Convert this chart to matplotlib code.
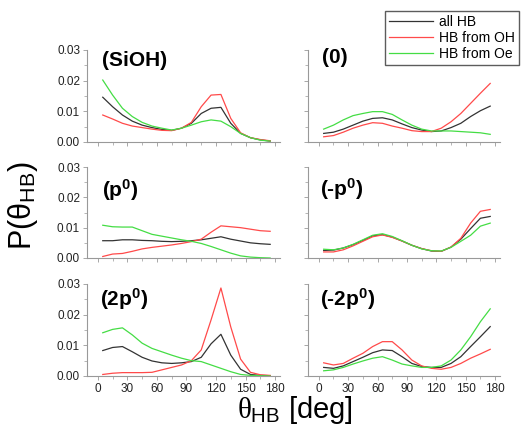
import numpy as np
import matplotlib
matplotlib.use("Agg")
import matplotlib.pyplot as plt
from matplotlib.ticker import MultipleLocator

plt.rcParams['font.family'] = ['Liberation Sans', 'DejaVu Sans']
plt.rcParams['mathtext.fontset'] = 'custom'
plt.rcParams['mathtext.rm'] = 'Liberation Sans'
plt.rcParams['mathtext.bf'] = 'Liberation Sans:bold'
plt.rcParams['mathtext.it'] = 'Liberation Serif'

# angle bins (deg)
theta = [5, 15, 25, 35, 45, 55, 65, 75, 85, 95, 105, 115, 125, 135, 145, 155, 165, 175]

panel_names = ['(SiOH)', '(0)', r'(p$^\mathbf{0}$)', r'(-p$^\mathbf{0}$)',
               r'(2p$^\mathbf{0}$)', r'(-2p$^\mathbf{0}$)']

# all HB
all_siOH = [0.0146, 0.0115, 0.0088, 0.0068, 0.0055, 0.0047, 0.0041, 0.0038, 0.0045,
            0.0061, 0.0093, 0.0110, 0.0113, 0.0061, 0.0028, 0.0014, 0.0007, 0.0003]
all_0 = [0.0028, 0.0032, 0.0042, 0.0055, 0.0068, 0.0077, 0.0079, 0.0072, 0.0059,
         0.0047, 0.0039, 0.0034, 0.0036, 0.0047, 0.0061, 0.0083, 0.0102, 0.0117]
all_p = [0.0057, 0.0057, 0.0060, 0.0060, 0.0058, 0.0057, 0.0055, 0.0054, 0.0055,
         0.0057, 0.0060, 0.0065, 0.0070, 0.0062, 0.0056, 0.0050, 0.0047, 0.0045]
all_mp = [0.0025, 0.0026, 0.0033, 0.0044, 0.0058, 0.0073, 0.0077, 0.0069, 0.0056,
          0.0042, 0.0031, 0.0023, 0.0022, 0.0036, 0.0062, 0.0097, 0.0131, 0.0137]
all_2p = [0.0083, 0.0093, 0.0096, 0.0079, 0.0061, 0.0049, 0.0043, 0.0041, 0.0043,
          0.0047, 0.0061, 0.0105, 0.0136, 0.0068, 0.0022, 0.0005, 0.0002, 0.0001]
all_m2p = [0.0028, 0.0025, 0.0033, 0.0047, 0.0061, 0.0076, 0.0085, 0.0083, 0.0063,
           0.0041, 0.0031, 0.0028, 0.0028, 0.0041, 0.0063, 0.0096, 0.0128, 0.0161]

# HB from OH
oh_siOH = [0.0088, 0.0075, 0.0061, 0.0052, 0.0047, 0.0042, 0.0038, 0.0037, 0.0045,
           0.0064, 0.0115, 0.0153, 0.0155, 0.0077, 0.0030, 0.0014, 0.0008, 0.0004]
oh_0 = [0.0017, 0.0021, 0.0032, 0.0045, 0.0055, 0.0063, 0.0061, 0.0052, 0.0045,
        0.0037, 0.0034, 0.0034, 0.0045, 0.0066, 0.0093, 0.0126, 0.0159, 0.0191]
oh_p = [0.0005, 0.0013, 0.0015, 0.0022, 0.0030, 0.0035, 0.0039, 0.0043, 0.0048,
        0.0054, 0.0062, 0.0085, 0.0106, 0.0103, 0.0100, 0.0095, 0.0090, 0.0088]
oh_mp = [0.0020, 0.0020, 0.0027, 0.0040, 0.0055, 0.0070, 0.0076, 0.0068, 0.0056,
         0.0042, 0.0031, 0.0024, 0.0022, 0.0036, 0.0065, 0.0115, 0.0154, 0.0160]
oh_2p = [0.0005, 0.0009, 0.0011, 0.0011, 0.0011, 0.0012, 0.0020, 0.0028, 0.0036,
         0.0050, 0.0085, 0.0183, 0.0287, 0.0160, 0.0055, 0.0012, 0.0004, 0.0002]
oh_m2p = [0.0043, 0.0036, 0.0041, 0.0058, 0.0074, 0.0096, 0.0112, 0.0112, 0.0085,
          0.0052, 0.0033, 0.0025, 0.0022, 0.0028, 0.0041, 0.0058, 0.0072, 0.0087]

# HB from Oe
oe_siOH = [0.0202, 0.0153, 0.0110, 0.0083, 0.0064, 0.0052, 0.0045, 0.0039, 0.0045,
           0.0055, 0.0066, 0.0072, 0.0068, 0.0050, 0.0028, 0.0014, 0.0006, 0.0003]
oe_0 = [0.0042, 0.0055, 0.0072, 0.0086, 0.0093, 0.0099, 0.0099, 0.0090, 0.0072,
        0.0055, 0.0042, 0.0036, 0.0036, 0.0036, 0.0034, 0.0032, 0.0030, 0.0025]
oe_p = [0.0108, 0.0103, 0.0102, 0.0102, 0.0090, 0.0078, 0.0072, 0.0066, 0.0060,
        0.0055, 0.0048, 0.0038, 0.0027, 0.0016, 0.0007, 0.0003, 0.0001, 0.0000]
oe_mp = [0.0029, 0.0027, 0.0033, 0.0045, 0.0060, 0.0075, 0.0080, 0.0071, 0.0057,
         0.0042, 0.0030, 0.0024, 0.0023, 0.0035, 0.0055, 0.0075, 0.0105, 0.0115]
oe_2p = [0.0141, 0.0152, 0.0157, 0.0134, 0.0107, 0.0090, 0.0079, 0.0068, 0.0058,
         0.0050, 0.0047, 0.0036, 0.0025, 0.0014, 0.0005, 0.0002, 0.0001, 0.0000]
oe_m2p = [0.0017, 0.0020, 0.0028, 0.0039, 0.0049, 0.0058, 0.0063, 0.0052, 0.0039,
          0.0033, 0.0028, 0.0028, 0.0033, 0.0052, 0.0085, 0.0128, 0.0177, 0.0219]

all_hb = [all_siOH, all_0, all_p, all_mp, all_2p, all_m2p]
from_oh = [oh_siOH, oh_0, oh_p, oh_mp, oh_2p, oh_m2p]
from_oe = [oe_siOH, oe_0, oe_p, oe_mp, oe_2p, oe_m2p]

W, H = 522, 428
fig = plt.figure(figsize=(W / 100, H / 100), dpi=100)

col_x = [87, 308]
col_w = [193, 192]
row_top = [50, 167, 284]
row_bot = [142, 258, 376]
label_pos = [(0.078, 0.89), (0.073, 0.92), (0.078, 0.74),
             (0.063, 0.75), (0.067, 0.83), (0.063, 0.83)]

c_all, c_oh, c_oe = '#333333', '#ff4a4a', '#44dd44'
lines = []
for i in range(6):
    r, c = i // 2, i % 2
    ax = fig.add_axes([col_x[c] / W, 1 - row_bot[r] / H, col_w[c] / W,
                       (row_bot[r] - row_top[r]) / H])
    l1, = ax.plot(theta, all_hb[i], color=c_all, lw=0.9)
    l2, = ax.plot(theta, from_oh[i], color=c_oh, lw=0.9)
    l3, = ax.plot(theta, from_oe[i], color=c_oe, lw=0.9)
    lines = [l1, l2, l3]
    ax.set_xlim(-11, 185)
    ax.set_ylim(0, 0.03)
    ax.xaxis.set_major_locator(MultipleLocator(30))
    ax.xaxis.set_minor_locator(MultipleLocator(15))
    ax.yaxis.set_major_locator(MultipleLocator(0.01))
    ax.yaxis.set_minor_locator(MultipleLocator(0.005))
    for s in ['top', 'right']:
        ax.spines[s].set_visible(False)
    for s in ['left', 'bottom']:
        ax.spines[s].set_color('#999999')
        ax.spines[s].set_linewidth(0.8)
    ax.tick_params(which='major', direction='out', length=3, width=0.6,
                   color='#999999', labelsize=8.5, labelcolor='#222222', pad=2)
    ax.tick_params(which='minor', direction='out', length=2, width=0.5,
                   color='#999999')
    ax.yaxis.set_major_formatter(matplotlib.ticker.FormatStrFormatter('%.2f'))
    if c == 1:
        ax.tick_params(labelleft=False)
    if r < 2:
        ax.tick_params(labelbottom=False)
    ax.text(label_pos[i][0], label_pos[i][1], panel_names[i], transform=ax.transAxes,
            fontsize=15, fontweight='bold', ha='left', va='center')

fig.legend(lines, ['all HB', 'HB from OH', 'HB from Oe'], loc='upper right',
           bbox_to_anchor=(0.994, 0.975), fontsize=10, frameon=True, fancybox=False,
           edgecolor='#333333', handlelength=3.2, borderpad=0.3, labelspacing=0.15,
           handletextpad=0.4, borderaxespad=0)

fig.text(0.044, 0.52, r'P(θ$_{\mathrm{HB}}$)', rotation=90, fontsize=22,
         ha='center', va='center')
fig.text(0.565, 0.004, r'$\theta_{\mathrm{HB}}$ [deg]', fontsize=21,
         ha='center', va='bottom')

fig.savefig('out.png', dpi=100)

--

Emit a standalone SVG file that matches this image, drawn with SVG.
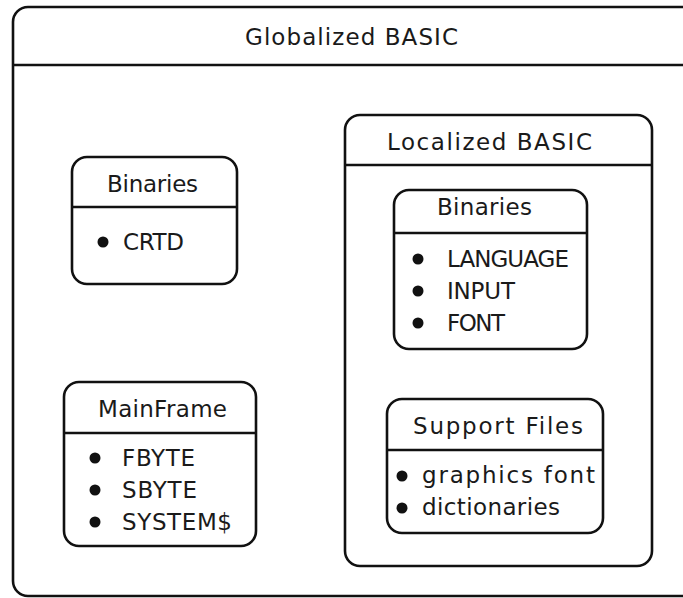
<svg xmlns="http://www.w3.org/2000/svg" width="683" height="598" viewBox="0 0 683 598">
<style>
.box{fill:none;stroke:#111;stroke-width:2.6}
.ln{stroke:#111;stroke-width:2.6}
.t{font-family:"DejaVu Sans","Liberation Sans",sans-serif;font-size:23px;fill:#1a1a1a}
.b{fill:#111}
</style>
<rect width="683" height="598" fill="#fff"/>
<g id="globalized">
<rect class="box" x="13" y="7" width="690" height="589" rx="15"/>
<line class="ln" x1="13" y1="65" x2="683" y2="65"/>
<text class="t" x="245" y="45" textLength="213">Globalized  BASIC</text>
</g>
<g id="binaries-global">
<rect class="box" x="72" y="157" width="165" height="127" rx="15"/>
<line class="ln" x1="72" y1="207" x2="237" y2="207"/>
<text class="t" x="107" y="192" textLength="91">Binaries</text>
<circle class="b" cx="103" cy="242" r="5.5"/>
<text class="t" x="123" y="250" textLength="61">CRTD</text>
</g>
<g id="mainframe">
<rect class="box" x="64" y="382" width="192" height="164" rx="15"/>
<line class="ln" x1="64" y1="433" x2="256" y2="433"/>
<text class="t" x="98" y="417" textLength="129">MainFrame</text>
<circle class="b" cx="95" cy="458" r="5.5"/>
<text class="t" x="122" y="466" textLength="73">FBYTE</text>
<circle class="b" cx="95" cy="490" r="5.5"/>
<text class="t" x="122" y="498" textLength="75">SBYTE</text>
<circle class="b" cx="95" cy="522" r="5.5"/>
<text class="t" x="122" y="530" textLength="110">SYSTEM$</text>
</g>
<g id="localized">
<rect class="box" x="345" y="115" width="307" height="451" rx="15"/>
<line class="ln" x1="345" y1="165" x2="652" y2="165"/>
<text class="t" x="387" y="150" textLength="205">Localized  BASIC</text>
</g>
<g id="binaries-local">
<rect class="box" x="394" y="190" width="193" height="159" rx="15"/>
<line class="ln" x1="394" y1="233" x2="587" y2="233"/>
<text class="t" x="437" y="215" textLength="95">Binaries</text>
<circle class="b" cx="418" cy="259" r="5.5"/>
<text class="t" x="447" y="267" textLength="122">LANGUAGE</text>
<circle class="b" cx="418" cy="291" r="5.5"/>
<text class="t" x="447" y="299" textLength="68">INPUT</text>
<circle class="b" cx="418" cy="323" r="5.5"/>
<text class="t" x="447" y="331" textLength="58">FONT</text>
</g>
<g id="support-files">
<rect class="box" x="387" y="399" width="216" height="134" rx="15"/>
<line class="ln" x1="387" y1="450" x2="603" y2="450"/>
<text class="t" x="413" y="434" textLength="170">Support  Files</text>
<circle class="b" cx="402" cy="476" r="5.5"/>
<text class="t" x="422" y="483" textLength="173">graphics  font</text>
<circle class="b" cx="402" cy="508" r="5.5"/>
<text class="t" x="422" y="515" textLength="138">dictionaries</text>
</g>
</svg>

» **Written request**
Only the lines from "Convert this chart to matplotlib code." through "155, 165, 175]" should appear in your output, copied exactly with both end lines, and with no pictures.

» **Task output**
Convert this chart to matplotlib code.
import numpy as np
import matplotlib
matplotlib.use("Agg")
import matplotlib.pyplot as plt
from matplotlib.ticker import MultipleLocator

plt.rcParams['font.family'] = ['Liberation Sans', 'DejaVu Sans']
plt.rcParams['mathtext.fontset'] = 'custom'
plt.rcParams['mathtext.rm'] = 'Liberation Sans'
plt.rcParams['mathtext.bf'] = 'Liberation Sans:bold'
plt.rcParams['mathtext.it'] = 'Liberation Serif'

# angle bins (deg)
theta = [5, 15, 25, 35, 45, 55, 65, 75, 85, 95, 105, 115, 125, 135, 145, 155, 165, 175]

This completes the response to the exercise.